Some interesting tests

  • common.o regular.o - Does regular.o win?
  • common.o archive.a (archive.a has a regular definition) - Is the regular definition in archive.a fetched? GNU ld's ELF port fetches archive.a in this case (Sun/HP-UX behavior https://sourceware.org/pipermail/binutils/1999-December/001283.html). lld/ELF doesn't
  • common.o archive.a (archive.a has a common) - Is the regular definition in archive.a fetched?
  • common.o shared.so - Does common.o win? In ELF, common-shared.s
  • common0.o common1.o - the larger size is picked. the larger alignment is picked.
int3 added a comment.Sep 4 2020, 10:31 AM

@MaskRay -- I split the common vs non-common symbol handling into D86910. Sorry if that made it confusing... I think it covers all those cases you mentioned, aside from

common.o archive.a (archive.a has a common) - Is the regular definition in archive.a fetched?

I will add that.

common0.o common1.o - the larger size is picked. the larger alignment is picked.

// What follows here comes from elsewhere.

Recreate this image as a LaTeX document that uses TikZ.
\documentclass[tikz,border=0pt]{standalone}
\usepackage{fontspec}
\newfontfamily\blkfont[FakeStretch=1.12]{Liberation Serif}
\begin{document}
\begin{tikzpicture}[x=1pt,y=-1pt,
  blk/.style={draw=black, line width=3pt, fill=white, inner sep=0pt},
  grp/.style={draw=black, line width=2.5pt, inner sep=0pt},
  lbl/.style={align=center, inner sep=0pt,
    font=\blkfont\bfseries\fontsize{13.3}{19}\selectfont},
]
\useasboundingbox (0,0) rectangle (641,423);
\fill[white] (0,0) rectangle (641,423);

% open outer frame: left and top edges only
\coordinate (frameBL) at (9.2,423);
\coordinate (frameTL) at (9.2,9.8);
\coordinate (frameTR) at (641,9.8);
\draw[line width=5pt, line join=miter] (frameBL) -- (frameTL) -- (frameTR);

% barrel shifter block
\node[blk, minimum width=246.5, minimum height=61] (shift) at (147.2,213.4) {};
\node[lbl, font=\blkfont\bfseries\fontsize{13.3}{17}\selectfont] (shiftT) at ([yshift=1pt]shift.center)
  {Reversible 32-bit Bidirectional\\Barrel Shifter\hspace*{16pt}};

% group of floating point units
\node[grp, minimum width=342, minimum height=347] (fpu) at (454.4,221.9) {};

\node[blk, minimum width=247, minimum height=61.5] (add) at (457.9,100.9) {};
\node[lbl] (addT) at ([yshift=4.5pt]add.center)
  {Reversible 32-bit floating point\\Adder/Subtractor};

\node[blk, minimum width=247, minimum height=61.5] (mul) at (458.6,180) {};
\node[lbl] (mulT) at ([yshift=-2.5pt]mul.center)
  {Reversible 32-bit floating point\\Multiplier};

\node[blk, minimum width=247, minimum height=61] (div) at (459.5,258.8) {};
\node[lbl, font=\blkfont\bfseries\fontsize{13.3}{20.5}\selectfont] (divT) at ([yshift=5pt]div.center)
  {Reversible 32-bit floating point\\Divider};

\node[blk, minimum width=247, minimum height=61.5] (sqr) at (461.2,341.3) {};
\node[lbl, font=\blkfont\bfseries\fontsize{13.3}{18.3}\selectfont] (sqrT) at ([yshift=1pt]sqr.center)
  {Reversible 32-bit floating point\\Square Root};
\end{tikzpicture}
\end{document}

Unlike lld-ELF, ld64 actually just picks the larger size, so I've emulated that here.

MaskRay added inline comments.Sep 4 2020, 1:55 PM
lld/MachO/SymbolTable.cpp
85

This is strange. Is it >?

int3 added inline comments.Sep 4 2020, 2:03 PM
lld/MachO/SymbolTable.cpp
85

This is intentional. The same-size.s test verifies this behavior, and can be used to check that ld64 does the same thing.

int3 planned changes to this revision.Sep 4 2020, 2:13 PM
int3 added inline comments.
lld/MachO/SymbolTable.cpp
85

actually, I may have messed up the test...

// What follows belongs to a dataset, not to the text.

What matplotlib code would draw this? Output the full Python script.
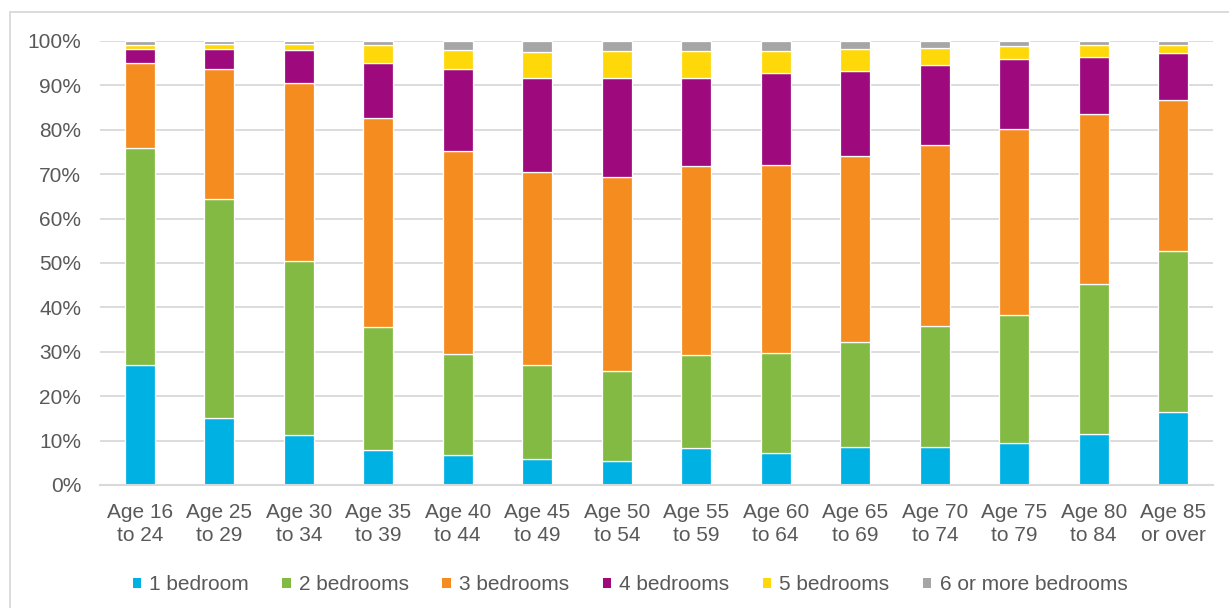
import numpy as np
import matplotlib
matplotlib.use("Agg")
import matplotlib.pyplot as plt
from matplotlib.patches import Patch, Rectangle
from matplotlib.ticker import PercentFormatter

categories = ["Age 16\nto 24", "Age 25\nto 29", "Age 30\nto 34", "Age 35\nto 39",
              "Age 40\nto 44", "Age 45\nto 49", "Age 50\nto 54", "Age 55\nto 59",
              "Age 60\nto 64", "Age 65\nto 69", "Age 70\nto 74", "Age 75\nto 79",
              "Age 80\nto 84", "Age 85\nor over"]

# share of households (%) by number of bedrooms
bed1 = [27.1, 15.2, 11.3, 7.9, 6.7, 5.9, 5.4, 8.3, 7.1, 8.6, 8.6, 9.5, 11.5, 16.4]
bed2 = [48.9, 49.3, 39.2, 27.6, 22.8, 21.2, 20.3, 21.0, 22.6, 23.7, 27.3, 28.7, 33.7, 36.4]
bed3 = [19.0, 29.2, 40.1, 47.1, 45.8, 43.4, 43.6, 42.5, 42.4, 41.8, 40.6, 42.0, 38.3, 33.8]
bed4 = [3.3, 4.4, 7.4, 12.4, 18.4, 21.1, 22.3, 19.8, 20.6, 19.2, 18.0, 15.8, 13.0, 10.7]
bed5 = [0.8, 1.3, 1.4, 4.0, 4.3, 5.9, 6.1, 6.1, 5.0, 4.9, 4.0, 2.9, 2.5, 1.8]
bed6 = [0.9, 0.6, 0.6, 1.0, 2.0, 2.5, 2.3, 2.3, 2.3, 1.8, 1.5, 1.1, 1.0, 0.9]

series_names = ["1 bedroom", "2 bedrooms", "3 bedrooms", "4 bedrooms",
                "5 bedrooms", "6 or more bedrooms"]
colors = ["#00B2E3", "#82BA44", "#F58C20", "#9E0A7E", "#FFD80A", "#A6A6A6"]

plt.rcParams["font.family"] = ["Liberation Sans", "DejaVu Sans"]
text_color = "#595959"
grid_color = "#D9D9D9"

fig = plt.figure(figsize=(12.29, 6.08), dpi=100)
ax = fig.add_axes([100 / 1229, 123 / 608, 1113 / 1229, 444 / 608])

x = np.arange(len(categories))
bottom = np.zeros(len(categories))
for vals, name, col in zip([bed1, bed2, bed3, bed4, bed5, bed6], series_names, colors):
    vals = np.array(vals)
    ax.bar(x, vals, 0.38, bottom=bottom, color=col, edgecolor="white",
           linewidth=0.9, label=name, zorder=2)
    bottom += vals

ax.set_xlim(-0.5, len(categories) - 0.5)
ax.set_ylim(0, 100)
ax.set_yticks(np.arange(0, 101, 10))
ax.yaxis.set_major_formatter(PercentFormatter(decimals=0))
ax.set_xticks(x)
ax.set_xticklabels(categories, linespacing=1.25)
ax.grid(True, axis="y", color=grid_color, linewidth=1.3, zorder=0)
ax.set_axisbelow(True)

for s in ["top", "right", "left"]:
    ax.spines[s].set_visible(False)
ax.spines["bottom"].set_color(grid_color)
ax.spines["bottom"].set_linewidth(1.5)

ax.tick_params(axis="y", length=0, pad=13.5, labelsize=15, labelcolor=text_color)
ax.tick_params(axis="x", length=0, pad=13, labelsize=15, labelcolor=text_color)

handles = [Patch(facecolor=c, edgecolor="none") for c in colors]
fig.legend(handles, series_names, loc="center", bbox_to_anchor=(630 / 1229, 23 / 608),
           ncol=6, frameon=False, fontsize=15, labelcolor=text_color,
           handlelength=0.4, handleheight=0.4, handletextpad=0.4, columnspacing=1.6)

# chart area border (Excel style)
fig.patches.append(Rectangle((10 / 1229, -0.1), 1.2, 596 / 608 + 0.1,
                             transform=fig.transFigure, fill=False,
                             edgecolor=grid_color, linewidth=1.3))

fig.savefig("out.png", dpi=100)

int3 added inline comments.Sep 4 2020, 3:04 PM
lld/MachO/SymbolTable.cpp
85

okay fixed. ld64 actually takes the smaller alignment if the sizes are equal. still different from lld-ELF's behavior though...

MaskRay added inline comments.Sep 4 2020, 3:13 PM
lld/MachO/SymbolTable.cpp
85

This rule is hard to believe...

A larger alignment imposes a larger requirement. Shouldn't the larger alignment be used?

In ELF, size and align are separately considered.

int3 added inline comments.Sep 4 2020, 3:35 PM
lld/MachO/SymbolTable.cpp
85

I dunno... ld64 really does seem to behave like this. I haven't found the corresponding part of its code that handles common symbol resolution though

ld64 does take a -max_default_common_align option, and I double-checked to make sure that the max was high enough that it wouldn't interfere with our test

int3 planned changes to this revision.Sep 4 2020, 3:44 PM
int3 updated this revision to Diff 290048.Sep 4 2020, 4:40 PM

revert to original behavior, fix test, handle zero alignment

lld/MachO/SymbolTable.cpp
85

My bad... my initial test was wrong in two places, but the >= was actually correct. I've fixed the test and reverted the behavior to the original. I'm fairly confident that it is correctly replicating ld64's behavior now, though I do agree it's a little weird

int3 updated this revision to Diff 293753.Sep 23 2020, 8:26 AM

update SymbolUnion

gkm accepted this revision.Sep 23 2020, 5:44 PM
gkm added a subscriber: gkm.

Macro llvm-logo: Ship It

lld/MachO/Driver.cpp
443

Nit, bordering on Super Nit:
Say more about the nature of this replacement

  • replaceCommonSymbolsWithDefinedSymbols ?
  • defineCommonSymbols ?
  • upgradeCommonSymbolsToDefined ?
This revision is now accepted and ready to land.Sep 23 2020, 5:44 PM
int3 added inline comments.Sep 23 2020, 7:18 PM
lld/MachO/Driver.cpp
443

I agree the name could be more informative, but this name is taken from a similar function in lld-elf, and I'd prefer to match them where possible

This revision was automatically updated to reflect the committed changes.
omjavaid reopened this revision.Sep 24 2020, 12:27 AM
omjavaid added a subscriber: omjavaid.

I have temporarily reverted this change as i broke LLDB build on Arm http://lab.llvm.org:8011/builders/lldb-arm-ubuntu/builds/4409

This revision is now accepted and ready to land.Sep 24 2020, 12:27 AM
omjavaid requested changes to this revision.Sep 24 2020, 12:27 AM
This revision now requires changes to proceed.Sep 24 2020, 12:27 AM
int3 added a comment.Sep 24 2020, 5:02 AM

Whoops, I hadn't realized that the test failure was related to this diff. Thanks for catching it.

This revision was not accepted when it landed; it landed in state Needs Revision.Sep 24 2020, 3:00 PM
This revision was automatically updated to reflect the committed changes.